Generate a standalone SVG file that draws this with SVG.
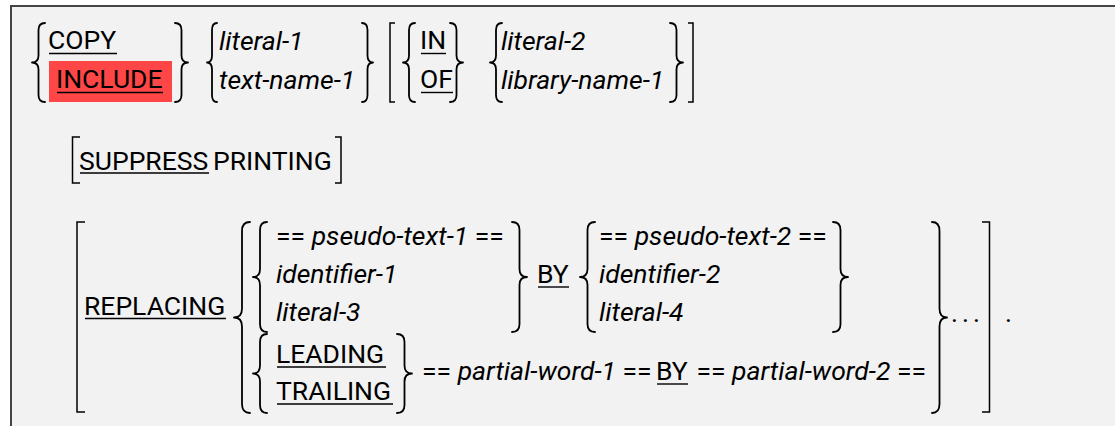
<svg xmlns="http://www.w3.org/2000/svg" width="1115" height="426" viewBox="0 0 1115 426">
<style>
text{font-family:Roboto,"Liberation Sans",sans-serif;font-size:26.5px;fill:#000}
.i{font-style:italic}
.br{fill:none;stroke:#000;stroke-width:1.8;stroke-linecap:round;stroke-linejoin:round}
.bk{fill:none;stroke:#000;stroke-width:1.5}
.u{stroke:#000;stroke-width:1.4}
</style>
<rect width="1115" height="426" fill="#fff"/>
<rect x="11" y="6" width="1110" height="430" fill="#f2f2f2" stroke="#444" stroke-width="2"/>
<g id="row1">
<rect x="49" y="61" width="123" height="41" fill="#ff4646"/>
<text x="48" y="49">COPY</text><line class="u" x1="49" y1="53.5" x2="117" y2="53.5"/>
<text x="56" y="88">INCLUDE</text><line class="u" x1="57" y1="92.5" x2="163" y2="92.5"/>
<text class="i" x="219" y="50">literal-1</text>
<text class="i" x="219" y="89">text-name-1</text>
<text x="420" y="49">IN</text><line class="u" x1="421" y1="53.5" x2="446" y2="53.5"/>
<text x="420" y="88">OF</text><line class="u" x1="421" y1="92.5" x2="453" y2="92.5"/>
<text class="i" x="501" y="50">literal-2</text>
<text class="i" x="501" y="89">library-name-1</text>
<path class="br" d="M45,23 Q38.5,23 38.5,30 V55.5 Q38.5,62.5 32,62.5 Q38.5,62.5 38.5,69.5 V95 Q38.5,102 45,102"/>
<path class="br" d="M175,23 Q181.5,23 181.5,30 V55.5 Q181.5,62.5 188,62.5 Q181.5,62.5 181.5,69.5 V95 Q181.5,102 175,102"/>
<path class="br" d="M217,23 Q212,23 212,30 V55.5 Q212,62.5 207,62.5 Q212,62.5 212,69.5 V95 Q212,102 217,102"/>
<path class="br" d="M362,23 Q367.5,23 367.5,30 V55.5 Q367.5,62.5 373,62.5 Q367.5,62.5 367.5,69.5 V95 Q367.5,102 362,102"/>
<path class="br" d="M415,23 Q409,23 409,30 V55.5 Q409,62.5 403,62.5 Q409,62.5 409,69.5 V95 Q409,102 415,102"/>
<path class="br" d="M450,23 Q456.5,23 456.5,30 V55.5 Q456.5,62.5 463,62.5 Q456.5,62.5 456.5,69.5 V95 Q456.5,102 450,102"/>
<path class="br" d="M502,23 Q496,23 496,30 V55.5 Q496,62.5 490,62.5 Q496,62.5 496,69.5 V95 Q496,102 502,102"/>
<path class="br" d="M670,23 Q676.5,23 676.5,30 V55.5 Q676.5,62.5 683,62.5 Q676.5,62.5 676.5,69.5 V95 Q676.5,102 670,102"/>
<path class="bk" d="M395,23 H390 V102 H395 M688,23 H693 V102 H688"/>
</g>
<g id="row2">
<text x="79" y="170">SUPPRESS</text><line class="u" x1="80" y1="173" x2="209" y2="173"/>
<text x="213" y="170">PRINTING</text>
<path class="bk" d="M80,137 H72.5 V183 H80 M335,137 H341 V183 H335"/>
</g>
<g id="row3">
<text x="84" y="315">REPLACING</text><line class="u" x1="85" y1="318.5" x2="226" y2="318.5"/>
<text x="276" y="245">== <tspan class="i">pseudo-text-1</tspan> ==</text>
<text class="i" x="276" y="283">identifier-1</text>
<text class="i" x="276" y="321">literal-3</text>
<text x="537" y="283">BY</text><line class="u" x1="538" y1="287" x2="569" y2="287"/>
<text x="599" y="245">== <tspan class="i">pseudo-text-2</tspan> ==</text>
<text class="i" x="599" y="283">identifier-2</text>
<text class="i" x="599" y="321">literal-4</text>
<text x="276" y="363">LEADING</text><line class="u" x1="277" y1="367" x2="386" y2="367"/>
<text x="276" y="400">TRAILING</text><line class="u" x1="277" y1="404" x2="393" y2="404"/>
<text x="422" y="380">== <tspan class="i">partial-word-1</tspan> ==</text>
<text x="656" y="380">BY</text><line class="u" x1="657" y1="384" x2="688" y2="384"/>
<text x="926" y="380" text-anchor="end">== <tspan class="i">partial-word-2</tspan> ==</text>
<text x="951" y="322" letter-spacing="4">...</text>
<text x="1005" y="322">.</text>
<path class="br" d="M250,222 Q242,222 242,231 V308.5 Q242,317.5 234,317.5 Q242,317.5 242,326.5 V404 Q242,413 250,413"/>
<path class="br" d="M267,222 Q260,222 260,230 V269 Q260,277 253,277 Q260,277 260,285 V324 Q260,332 267,332"/>
<path class="br" d="M512,222 Q519.5,222 519.5,230 V269 Q519.5,277 527,277 Q519.5,277 519.5,285 V324 Q519.5,332 512,332"/>
<path class="br" d="M595,222 Q587.5,222 587.5,230 V269 Q587.5,277 580,277 Q587.5,277 587.5,285 V324 Q587.5,332 595,332"/>
<path class="br" d="M833,222 Q840.5,222 840.5,230 V269 Q840.5,277 848,277 Q840.5,277 840.5,285 V324 Q840.5,332 833,332"/>
<path class="br" d="M267,334 Q260,334 260,342 V365.5 Q260,373.5 253,373.5 Q260,373.5 260,381.5 V405 Q260,413 267,413"/>
<path class="br" d="M397,334 Q404.5,334 404.5,342 V365.5 Q404.5,373.5 412,373.5 Q404.5,373.5 404.5,381.5 V405 Q404.5,413 397,413"/>
<path class="br" d="M932,222 Q939.5,222 939.5,231 V308.5 Q939.5,317.5 947,317.5 Q939.5,317.5 939.5,326.5 V404 Q939.5,413 932,413"/>
<path class="bk" d="M85,222 H77 V412 H85 M982,222 H989.5 V412 H982"/>
</g>
</svg>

--------------------------------------------------

Quote the material word for word, dropping any images it holds.

Generate a standalone SVG file that draws this with SVG.
<svg xmlns="http://www.w3.org/2000/svg" width="1115" height="426" viewBox="0 0 1115 426">
<style>
text{font-family:Roboto,"Liberation Sans",sans-serif;font-size:26.5px;fill:#000}
.i{font-style:italic}
.br{fill:none;stroke:#000;stroke-width:1.8;stroke-linecap:round;stroke-linejoin:round}
.bk{fill:none;stroke:#000;stroke-width:1.5}
.u{stroke:#000;stroke-width:1.4}
</style>
<rect width="1115" height="426" fill="#fff"/>
<rect x="11" y="6" width="1110" height="430" fill="#f2f2f2" stroke="#444" stroke-width="2"/>
<g id="row1">
<rect x="49" y="61" width="123" height="41" fill="#ff4646"/>
<text x="48" y="49">COPY</text><line class="u" x1="49" y1="53.5" x2="117" y2="53.5"/>
<text x="56" y="88">INCLUDE</text><line class="u" x1="57" y1="92.5" x2="163" y2="92.5"/>
<text class="i" x="219" y="50">literal-1</text>
<text class="i" x="219" y="89">text-name-1</text>
<text x="420" y="49">IN</text><line class="u" x1="421" y1="53.5" x2="446" y2="53.5"/>
<text x="420" y="88">OF</text><line class="u" x1="421" y1="92.5" x2="453" y2="92.5"/>
<text class="i" x="501" y="50">literal-2</text>
<text class="i" x="501" y="89">library-name-1</text>
<path class="br" d="M45,23 Q38.5,23 38.5,30 V55.5 Q38.5,62.5 32,62.5 Q38.5,62.5 38.5,69.5 V95 Q38.5,102 45,102"/>
<path class="br" d="M175,23 Q181.5,23 181.5,30 V55.5 Q181.5,62.5 188,62.5 Q181.5,62.5 181.5,69.5 V95 Q181.5,102 175,102"/>
<path class="br" d="M217,23 Q212,23 212,30 V55.5 Q212,62.5 207,62.5 Q212,62.5 212,69.5 V95 Q212,102 217,102"/>
<path class="br" d="M362,23 Q367.5,23 367.5,30 V55.5 Q367.5,62.5 373,62.5 Q367.5,62.5 367.5,69.5 V95 Q367.5,102 362,102"/>
<path class="br" d="M415,23 Q409,23 409,30 V55.5 Q409,62.5 403,62.5 Q409,62.5 409,69.5 V95 Q409,102 415,102"/>
<path class="br" d="M450,23 Q456.5,23 456.5,30 V55.5 Q456.5,62.5 463,62.5 Q456.5,62.5 456.5,69.5 V95 Q456.5,102 450,102"/>
<path class="br" d="M502,23 Q496,23 496,30 V55.5 Q496,62.5 490,62.5 Q496,62.5 496,69.5 V95 Q496,102 502,102"/>
<path class="br" d="M670,23 Q676.5,23 676.5,30 V55.5 Q676.5,62.5 683,62.5 Q676.5,62.5 676.5,69.5 V95 Q676.5,102 670,102"/>
<path class="bk" d="M395,23 H390 V102 H395 M688,23 H693 V102 H688"/>
</g>
<g id="row2">
<text x="79" y="170">SUPPRESS</text><line class="u" x1="80" y1="173" x2="209" y2="173"/>
<text x="213" y="170">PRINTING</text>
<path class="bk" d="M80,137 H72.5 V183 H80 M335,137 H341 V183 H335"/>
</g>
<g id="row3">
<text x="84" y="315">REPLACING</text><line class="u" x1="85" y1="318.5" x2="226" y2="318.5"/>
<text x="276" y="245">== <tspan class="i">pseudo-text-1</tspan> ==</text>
<text class="i" x="276" y="283">identifier-1</text>
<text class="i" x="276" y="321">literal-3</text>
<text x="537" y="283">BY</text><line class="u" x1="538" y1="287" x2="569" y2="287"/>
<text x="599" y="245">== <tspan class="i">pseudo-text-2</tspan> ==</text>
<text class="i" x="599" y="283">identifier-2</text>
<text class="i" x="599" y="321">literal-4</text>
<text x="276" y="363">LEADING</text><line class="u" x1="277" y1="367" x2="386" y2="367"/>
<text x="276" y="400">TRAILING</text><line class="u" x1="277" y1="404" x2="393" y2="404"/>
<text x="422" y="380">== <tspan class="i">partial-word-1</tspan> ==</text>
<text x="656" y="380">BY</text><line class="u" x1="657" y1="384" x2="688" y2="384"/>
<text x="926" y="380" text-anchor="end">== <tspan class="i">partial-word-2</tspan> ==</text>
<text x="951" y="322" letter-spacing="4">...</text>
<text x="1005" y="322">.</text>
<path class="br" d="M250,222 Q242,222 242,231 V308.5 Q242,317.5 234,317.5 Q242,317.5 242,326.5 V404 Q242,413 250,413"/>
<path class="br" d="M267,222 Q260,222 260,230 V269 Q260,277 253,277 Q260,277 260,285 V324 Q260,332 267,332"/>
<path class="br" d="M512,222 Q519.5,222 519.5,230 V269 Q519.5,277 527,277 Q519.5,277 519.5,285 V324 Q519.5,332 512,332"/>
<path class="br" d="M595,222 Q587.5,222 587.5,230 V269 Q587.5,277 580,277 Q587.5,277 587.5,285 V324 Q587.5,332 595,332"/>
<path class="br" d="M833,222 Q840.5,222 840.5,230 V269 Q840.5,277 848,277 Q840.5,277 840.5,285 V324 Q840.5,332 833,332"/>
<path class="br" d="M267,334 Q260,334 260,342 V365.5 Q260,373.5 253,373.5 Q260,373.5 260,381.5 V405 Q260,413 267,413"/>
<path class="br" d="M397,334 Q404.5,334 404.5,342 V365.5 Q404.5,373.5 412,373.5 Q404.5,373.5 404.5,381.5 V405 Q404.5,413 397,413"/>
<path class="br" d="M932,222 Q939.5,222 939.5,231 V308.5 Q939.5,317.5 947,317.5 Q939.5,317.5 939.5,326.5 V404 Q939.5,413 932,413"/>
<path class="bk" d="M85,222 H77 V412 H85 M982,222 H989.5 V412 H982"/>
</g>
</svg>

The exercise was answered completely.